Wilderness Trail -10
Ich laufe unter die Bäume zurück. Aber der Bär kommt immer näher. Die Äste eines Baumes beginnen ziemlich tief. In höchster Not fasse ich zu und schwinge mich hoch, um danach noch höher zu klettern. Während dieser Aktion verliere ich mein Gewehr. Es landet auf dem Waldboden am Fuß des Stammes.
Der Bär hat den Baum erreicht, auf dem ich sitze. Er richtet sich am Stamm auf und wittert nach oben. Ich weiß nicht, was ich nun tun soll.
'Hoffentlich klettert er mir nicht hinterher,' denke ich verängstigt.
Warten, bis er sich trollt, möchte ich auch nicht. Meine Panik lässt es nicht zu, dass ich geduldig warte. Aber was soll ich sonst tun? Mein Gewehr habe ich beim Aufstieg verloren...
Einer Eingebung folgend, klammere ich mich am Stamm fest und halte meine Hände an meine Mundwinkel. Ich heule wie ein Wolf. Dieses Mal vibriert meine Stimme allerdings aus Angst sehr stark. Ich klinge verzweifelt und weiß nicht, ob 'meine Wölfe' in der Nähe sind, wo doch der Bär gerade das Terrain besetzt.
Den Bären beeindruckt mein Ruf nicht. Sicher hat er aus meiner Stimme auch meine Gemütsverfassung herausgelesen und fühlt sich mir nun überlegen. Plötzlich richtet sich seine Aufmerksamkeit jedoch nicht mehr nach oben, wo ich sitze, sondern in Richtung der nahen Büsche des Unterholzes.
Denn aus diesen Büschen ist jetzt ein gefährliches Knurren zu hören. Der Bär, der sich aufgerichtet hat und bisher mit den vorderen Tatzen den Baum umfasst hält, lässt sich nun neben dem Baum auf alle Viere herab. Er schaut über seine Schultern in die Richtung, aus der das Knurren erschallt.
Vier aggressive Wölfe nähern sich dem Bären, knurren ihn an und fletschen ihre Zähne. Die Drohung wirkt. Der Bär ergreift die Flucht. Nun habe ich ein anderes Problem. Der Bär ist zwar weg, dafür befinden sich unter dem Baum jetzt vier aggressive Wölfe. Wer sagt mir, dass die Wölfe zu 'meinem Rudel gehören' und dass sie mir gegenüber genauso freundlich gesinnt sind, wie bei meinem letzten Besuch hier?

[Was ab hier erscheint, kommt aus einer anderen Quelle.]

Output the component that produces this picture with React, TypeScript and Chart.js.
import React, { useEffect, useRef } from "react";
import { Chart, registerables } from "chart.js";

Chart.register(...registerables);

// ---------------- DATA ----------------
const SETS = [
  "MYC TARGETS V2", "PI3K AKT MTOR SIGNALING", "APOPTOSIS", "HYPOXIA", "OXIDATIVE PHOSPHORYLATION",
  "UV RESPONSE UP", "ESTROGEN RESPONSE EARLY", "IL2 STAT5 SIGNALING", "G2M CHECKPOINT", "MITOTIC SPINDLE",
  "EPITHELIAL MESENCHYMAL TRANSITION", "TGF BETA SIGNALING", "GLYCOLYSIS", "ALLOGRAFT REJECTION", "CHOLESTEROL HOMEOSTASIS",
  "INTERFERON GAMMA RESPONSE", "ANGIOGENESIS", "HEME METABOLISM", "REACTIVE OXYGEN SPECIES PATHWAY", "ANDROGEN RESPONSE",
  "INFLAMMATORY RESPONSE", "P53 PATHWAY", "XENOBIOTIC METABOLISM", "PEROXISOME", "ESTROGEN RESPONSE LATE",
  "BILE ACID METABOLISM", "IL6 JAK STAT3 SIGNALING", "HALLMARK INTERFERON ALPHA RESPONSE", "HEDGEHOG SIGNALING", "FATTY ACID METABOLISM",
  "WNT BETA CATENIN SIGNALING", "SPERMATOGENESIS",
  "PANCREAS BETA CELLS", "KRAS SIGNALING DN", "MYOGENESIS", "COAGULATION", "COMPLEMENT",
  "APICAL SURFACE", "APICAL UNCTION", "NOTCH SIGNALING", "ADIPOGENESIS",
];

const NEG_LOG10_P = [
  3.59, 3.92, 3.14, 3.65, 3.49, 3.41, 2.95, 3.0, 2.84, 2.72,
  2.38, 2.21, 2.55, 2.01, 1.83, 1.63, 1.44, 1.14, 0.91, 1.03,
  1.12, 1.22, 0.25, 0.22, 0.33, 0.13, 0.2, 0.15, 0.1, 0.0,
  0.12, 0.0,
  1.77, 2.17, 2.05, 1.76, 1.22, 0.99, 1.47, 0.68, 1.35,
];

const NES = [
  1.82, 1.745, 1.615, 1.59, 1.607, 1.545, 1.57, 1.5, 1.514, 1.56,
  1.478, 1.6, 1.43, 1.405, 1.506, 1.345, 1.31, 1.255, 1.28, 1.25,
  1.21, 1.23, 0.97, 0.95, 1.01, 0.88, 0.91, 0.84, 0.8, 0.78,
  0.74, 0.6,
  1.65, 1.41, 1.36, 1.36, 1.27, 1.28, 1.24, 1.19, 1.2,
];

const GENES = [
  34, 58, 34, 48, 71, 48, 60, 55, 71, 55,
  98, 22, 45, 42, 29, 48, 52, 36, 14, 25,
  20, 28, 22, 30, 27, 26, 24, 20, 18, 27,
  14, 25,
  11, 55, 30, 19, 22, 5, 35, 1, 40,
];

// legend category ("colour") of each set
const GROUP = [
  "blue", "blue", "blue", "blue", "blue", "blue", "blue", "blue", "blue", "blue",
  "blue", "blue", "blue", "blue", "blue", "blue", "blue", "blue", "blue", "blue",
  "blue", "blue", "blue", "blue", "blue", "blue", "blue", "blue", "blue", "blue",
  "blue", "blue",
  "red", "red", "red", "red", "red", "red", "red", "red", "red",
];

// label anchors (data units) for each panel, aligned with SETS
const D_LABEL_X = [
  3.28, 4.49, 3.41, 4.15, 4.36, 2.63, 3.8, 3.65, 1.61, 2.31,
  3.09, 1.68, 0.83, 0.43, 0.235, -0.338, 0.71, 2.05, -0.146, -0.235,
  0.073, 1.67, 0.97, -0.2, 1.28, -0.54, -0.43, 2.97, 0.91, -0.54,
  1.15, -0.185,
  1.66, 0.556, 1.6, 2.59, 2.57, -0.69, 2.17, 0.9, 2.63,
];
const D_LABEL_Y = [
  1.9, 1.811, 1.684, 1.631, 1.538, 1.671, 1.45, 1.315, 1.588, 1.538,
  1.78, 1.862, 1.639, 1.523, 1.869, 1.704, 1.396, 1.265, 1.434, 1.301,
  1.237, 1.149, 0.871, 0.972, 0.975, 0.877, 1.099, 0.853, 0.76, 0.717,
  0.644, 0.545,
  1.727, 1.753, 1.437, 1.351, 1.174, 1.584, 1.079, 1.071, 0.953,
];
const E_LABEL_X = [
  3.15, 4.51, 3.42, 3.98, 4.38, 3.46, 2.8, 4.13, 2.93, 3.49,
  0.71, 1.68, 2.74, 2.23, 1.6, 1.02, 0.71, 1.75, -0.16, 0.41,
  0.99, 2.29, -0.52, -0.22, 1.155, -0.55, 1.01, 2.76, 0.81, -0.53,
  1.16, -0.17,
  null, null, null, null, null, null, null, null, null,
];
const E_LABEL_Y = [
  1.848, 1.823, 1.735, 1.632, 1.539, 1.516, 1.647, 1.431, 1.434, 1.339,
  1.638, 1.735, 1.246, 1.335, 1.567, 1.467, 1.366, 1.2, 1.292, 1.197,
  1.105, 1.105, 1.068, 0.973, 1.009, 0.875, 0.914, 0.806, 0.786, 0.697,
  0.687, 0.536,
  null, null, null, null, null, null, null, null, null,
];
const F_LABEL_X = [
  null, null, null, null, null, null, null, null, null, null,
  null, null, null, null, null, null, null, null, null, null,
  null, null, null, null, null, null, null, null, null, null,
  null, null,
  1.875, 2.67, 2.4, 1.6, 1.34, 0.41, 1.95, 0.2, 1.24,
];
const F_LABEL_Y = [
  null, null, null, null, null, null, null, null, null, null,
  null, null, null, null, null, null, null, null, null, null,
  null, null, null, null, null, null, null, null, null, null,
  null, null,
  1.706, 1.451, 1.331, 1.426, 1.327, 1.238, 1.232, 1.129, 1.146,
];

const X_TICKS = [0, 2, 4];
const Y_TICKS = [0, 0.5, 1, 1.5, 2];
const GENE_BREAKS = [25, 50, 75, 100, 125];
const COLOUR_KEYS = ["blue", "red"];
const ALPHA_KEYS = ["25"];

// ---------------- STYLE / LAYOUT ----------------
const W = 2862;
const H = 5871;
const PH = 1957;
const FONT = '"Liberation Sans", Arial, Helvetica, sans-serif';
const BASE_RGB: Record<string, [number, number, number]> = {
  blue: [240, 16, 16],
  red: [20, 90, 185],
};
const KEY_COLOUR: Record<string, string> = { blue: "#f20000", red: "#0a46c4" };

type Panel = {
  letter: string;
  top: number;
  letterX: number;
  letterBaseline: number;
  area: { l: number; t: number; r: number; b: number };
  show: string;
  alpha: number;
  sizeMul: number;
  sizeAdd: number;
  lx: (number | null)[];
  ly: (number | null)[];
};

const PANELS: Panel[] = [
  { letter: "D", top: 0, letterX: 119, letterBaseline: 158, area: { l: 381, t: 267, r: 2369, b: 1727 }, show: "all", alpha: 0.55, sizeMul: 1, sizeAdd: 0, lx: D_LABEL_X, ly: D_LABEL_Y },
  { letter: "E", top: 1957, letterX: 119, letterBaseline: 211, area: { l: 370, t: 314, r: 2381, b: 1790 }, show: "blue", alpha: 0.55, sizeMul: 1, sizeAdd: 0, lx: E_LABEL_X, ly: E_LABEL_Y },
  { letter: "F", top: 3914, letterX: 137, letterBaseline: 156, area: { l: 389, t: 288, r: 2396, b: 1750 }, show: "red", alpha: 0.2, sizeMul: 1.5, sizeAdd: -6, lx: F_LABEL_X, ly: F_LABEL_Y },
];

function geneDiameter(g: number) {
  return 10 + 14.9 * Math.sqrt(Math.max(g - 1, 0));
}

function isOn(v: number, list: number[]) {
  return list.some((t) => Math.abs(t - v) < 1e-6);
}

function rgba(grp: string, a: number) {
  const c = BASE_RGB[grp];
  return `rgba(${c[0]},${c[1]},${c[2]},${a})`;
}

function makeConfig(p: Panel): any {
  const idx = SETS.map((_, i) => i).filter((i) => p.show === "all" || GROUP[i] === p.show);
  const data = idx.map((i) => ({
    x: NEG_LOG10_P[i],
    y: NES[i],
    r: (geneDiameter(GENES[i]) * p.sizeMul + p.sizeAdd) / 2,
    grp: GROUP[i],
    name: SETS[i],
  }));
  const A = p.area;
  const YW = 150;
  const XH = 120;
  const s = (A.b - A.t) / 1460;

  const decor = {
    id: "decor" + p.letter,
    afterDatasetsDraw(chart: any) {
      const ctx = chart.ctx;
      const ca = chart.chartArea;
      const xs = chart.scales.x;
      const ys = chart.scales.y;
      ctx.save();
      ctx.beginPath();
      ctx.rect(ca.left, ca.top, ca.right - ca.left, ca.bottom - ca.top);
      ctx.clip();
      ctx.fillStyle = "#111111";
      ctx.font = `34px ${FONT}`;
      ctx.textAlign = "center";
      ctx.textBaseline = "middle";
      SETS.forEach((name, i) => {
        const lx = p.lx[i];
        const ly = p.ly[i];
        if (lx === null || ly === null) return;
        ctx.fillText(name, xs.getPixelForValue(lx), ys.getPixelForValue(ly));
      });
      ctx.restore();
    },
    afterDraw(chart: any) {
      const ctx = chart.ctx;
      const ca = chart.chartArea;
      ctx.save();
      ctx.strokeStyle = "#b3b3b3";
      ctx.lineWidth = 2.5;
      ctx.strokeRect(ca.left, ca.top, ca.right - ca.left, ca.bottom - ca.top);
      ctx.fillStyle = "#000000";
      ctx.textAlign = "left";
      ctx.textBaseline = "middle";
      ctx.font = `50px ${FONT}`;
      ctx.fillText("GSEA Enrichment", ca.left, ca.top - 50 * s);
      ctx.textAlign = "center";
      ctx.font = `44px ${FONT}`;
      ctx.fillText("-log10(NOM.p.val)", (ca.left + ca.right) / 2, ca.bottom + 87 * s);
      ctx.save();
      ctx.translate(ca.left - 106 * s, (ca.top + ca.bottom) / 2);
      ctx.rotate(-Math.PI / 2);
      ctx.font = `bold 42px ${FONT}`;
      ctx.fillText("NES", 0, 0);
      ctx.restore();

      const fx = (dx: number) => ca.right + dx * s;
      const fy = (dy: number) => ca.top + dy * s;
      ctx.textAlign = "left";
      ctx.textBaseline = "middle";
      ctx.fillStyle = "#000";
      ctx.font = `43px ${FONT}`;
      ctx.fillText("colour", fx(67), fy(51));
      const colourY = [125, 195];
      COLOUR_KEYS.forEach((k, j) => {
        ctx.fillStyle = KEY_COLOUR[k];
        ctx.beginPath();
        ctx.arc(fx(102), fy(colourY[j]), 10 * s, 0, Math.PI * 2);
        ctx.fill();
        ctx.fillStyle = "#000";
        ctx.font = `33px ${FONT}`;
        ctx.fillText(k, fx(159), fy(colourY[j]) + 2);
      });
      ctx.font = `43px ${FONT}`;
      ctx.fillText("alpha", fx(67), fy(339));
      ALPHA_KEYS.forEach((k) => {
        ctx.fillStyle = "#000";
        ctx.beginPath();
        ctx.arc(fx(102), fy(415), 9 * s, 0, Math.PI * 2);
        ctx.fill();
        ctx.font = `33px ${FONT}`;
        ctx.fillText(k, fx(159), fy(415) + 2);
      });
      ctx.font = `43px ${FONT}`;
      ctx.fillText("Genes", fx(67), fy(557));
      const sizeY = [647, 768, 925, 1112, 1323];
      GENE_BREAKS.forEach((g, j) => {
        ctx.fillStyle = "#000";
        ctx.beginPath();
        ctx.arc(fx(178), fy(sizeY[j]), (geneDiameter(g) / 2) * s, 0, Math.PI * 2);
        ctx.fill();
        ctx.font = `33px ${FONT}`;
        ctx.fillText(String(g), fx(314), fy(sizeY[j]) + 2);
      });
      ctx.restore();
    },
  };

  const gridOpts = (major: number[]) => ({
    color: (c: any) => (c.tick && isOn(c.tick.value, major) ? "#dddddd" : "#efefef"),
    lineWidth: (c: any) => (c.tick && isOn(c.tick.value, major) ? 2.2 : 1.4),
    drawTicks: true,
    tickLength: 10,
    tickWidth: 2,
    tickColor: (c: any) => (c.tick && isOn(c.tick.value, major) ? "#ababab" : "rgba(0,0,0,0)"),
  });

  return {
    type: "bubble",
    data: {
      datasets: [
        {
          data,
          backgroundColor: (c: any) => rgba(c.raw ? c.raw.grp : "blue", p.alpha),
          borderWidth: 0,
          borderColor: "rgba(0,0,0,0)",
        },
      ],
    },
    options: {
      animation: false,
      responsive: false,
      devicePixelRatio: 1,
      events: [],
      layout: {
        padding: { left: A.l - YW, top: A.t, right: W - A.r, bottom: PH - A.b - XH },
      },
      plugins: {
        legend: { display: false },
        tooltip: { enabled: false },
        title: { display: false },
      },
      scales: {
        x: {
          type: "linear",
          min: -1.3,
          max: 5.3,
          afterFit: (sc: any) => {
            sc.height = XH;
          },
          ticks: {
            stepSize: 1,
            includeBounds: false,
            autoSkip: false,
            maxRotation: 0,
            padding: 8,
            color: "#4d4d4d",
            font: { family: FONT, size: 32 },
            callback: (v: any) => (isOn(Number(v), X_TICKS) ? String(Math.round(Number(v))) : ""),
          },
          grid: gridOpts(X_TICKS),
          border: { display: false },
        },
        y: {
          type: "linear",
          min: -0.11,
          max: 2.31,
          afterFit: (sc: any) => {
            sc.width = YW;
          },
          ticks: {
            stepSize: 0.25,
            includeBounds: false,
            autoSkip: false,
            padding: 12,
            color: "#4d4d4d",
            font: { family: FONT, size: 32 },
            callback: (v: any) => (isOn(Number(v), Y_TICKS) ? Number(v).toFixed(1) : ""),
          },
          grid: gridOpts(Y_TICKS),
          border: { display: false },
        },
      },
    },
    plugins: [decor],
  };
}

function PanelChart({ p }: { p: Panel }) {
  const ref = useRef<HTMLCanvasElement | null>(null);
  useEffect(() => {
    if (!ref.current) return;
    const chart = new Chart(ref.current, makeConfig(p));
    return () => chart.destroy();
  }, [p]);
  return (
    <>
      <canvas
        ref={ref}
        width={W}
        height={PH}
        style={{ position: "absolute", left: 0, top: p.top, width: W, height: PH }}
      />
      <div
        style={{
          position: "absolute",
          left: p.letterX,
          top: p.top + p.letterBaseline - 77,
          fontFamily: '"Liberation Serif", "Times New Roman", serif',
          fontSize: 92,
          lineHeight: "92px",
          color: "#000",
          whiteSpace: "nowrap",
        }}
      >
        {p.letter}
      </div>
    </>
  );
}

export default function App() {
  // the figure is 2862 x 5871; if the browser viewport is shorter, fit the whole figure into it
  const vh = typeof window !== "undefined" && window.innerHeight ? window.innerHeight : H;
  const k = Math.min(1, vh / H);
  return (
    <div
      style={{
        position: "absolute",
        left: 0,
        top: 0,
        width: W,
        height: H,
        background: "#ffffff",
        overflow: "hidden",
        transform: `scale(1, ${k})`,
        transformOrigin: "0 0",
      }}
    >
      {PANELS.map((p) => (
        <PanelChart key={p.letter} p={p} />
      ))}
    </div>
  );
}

Zu meiner Überraschung ziehen sich drei der Wölfe zurück. Nur einer bleibt unter dem Baum sitzen und schaut zu mir hoch. Er schaut mich lange und intensiv von unten herauf an. Sicher zieht er auch die Luft durch die Nase und wittert meinen Geruch.
Ich fasse mir ein Herz und klettere nun vorsichtig vom Baum herunter. Vom untersten Ast zum Waldboden muss ich springen. Während ich auf dem Boden aufkomme, gehe ich automatisch in die Hocke. Der Wolf hat etwa einen Meter Abstand genommen. Leider habe ich kein Fleisch in meinem Gepäck. Ich bleibe hocken und strecke ihm meine Hand entgegen.
Er macht schnuppernd einen Schritt auf mich zu. Ich lächele und rede beruhigend auf ihn ein. Er erscheint mir noch nicht ausgewachsen zu sein, eher wie ein Jährling. Sollte es einer der vier Welpen sein, die ich beim letzten Besuch ihrer Mutter zugeführt habe?